---------- Supplied information ----------
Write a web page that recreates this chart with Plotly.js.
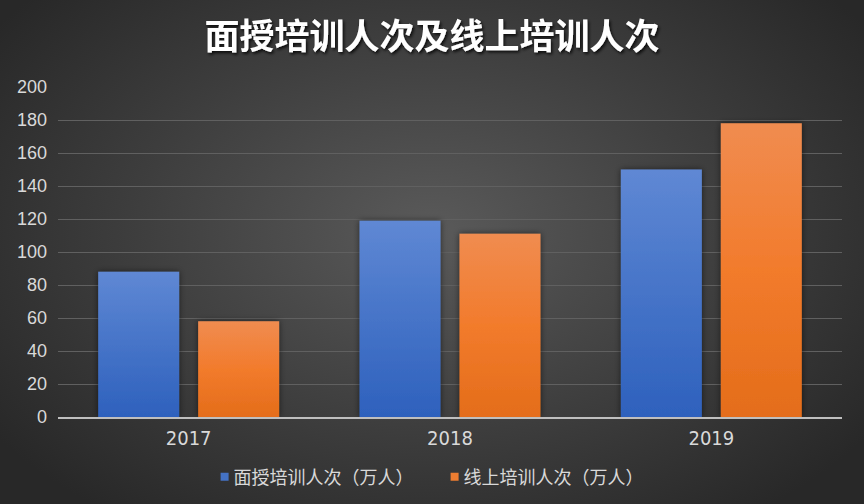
----------
---------- Supplied information ----------
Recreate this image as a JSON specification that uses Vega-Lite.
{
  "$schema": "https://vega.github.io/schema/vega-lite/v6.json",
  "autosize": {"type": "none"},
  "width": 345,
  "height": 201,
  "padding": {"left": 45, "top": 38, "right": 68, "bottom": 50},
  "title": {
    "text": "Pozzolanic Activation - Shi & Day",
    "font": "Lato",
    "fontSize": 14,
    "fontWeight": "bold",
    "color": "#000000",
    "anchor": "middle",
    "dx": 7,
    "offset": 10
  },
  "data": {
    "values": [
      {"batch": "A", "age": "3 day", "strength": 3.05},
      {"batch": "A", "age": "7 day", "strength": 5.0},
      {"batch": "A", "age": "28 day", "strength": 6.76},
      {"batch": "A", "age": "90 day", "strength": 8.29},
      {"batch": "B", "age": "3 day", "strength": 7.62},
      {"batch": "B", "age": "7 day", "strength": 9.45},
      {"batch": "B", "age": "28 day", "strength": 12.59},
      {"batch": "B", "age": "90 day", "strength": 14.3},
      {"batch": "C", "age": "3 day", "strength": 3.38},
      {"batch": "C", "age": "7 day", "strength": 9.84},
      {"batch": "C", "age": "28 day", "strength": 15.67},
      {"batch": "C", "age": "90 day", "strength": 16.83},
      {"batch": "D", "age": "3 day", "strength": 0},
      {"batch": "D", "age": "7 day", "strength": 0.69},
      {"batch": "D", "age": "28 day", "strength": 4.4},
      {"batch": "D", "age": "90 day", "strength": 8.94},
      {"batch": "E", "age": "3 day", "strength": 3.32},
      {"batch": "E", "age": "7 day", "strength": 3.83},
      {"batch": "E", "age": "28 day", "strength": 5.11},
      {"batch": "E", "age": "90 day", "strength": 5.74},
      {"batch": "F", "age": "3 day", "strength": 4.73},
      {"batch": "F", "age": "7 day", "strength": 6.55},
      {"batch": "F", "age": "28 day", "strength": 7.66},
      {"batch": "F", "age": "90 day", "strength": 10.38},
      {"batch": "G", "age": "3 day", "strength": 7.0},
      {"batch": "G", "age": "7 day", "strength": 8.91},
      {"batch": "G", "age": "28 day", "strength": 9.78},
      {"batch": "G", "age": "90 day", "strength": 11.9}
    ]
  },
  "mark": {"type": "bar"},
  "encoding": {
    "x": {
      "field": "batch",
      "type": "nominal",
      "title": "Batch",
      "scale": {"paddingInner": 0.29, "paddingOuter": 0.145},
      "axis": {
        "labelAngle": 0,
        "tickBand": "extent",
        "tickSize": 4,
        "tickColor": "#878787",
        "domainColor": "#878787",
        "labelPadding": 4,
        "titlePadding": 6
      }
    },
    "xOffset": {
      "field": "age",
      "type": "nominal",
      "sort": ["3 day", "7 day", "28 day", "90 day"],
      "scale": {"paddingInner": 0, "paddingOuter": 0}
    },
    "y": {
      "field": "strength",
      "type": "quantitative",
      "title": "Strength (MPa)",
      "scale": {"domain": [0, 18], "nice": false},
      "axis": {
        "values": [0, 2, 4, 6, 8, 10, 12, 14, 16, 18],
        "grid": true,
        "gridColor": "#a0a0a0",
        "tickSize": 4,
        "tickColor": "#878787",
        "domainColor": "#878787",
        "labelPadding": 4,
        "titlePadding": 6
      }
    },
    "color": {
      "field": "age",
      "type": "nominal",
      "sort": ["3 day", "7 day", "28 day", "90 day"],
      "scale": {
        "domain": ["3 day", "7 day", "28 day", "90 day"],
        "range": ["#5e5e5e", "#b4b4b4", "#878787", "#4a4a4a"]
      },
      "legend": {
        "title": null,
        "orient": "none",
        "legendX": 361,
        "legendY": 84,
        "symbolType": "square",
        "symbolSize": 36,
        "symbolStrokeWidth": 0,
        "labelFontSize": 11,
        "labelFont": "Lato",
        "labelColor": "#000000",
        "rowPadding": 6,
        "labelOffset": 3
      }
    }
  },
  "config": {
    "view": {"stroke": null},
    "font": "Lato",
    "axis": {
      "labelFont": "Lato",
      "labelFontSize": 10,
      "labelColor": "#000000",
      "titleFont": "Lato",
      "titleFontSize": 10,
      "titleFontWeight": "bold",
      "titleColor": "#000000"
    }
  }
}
----------
How many lines of the listing above include the word "that"? Reply with the number alone.

→ Result of the exercise
2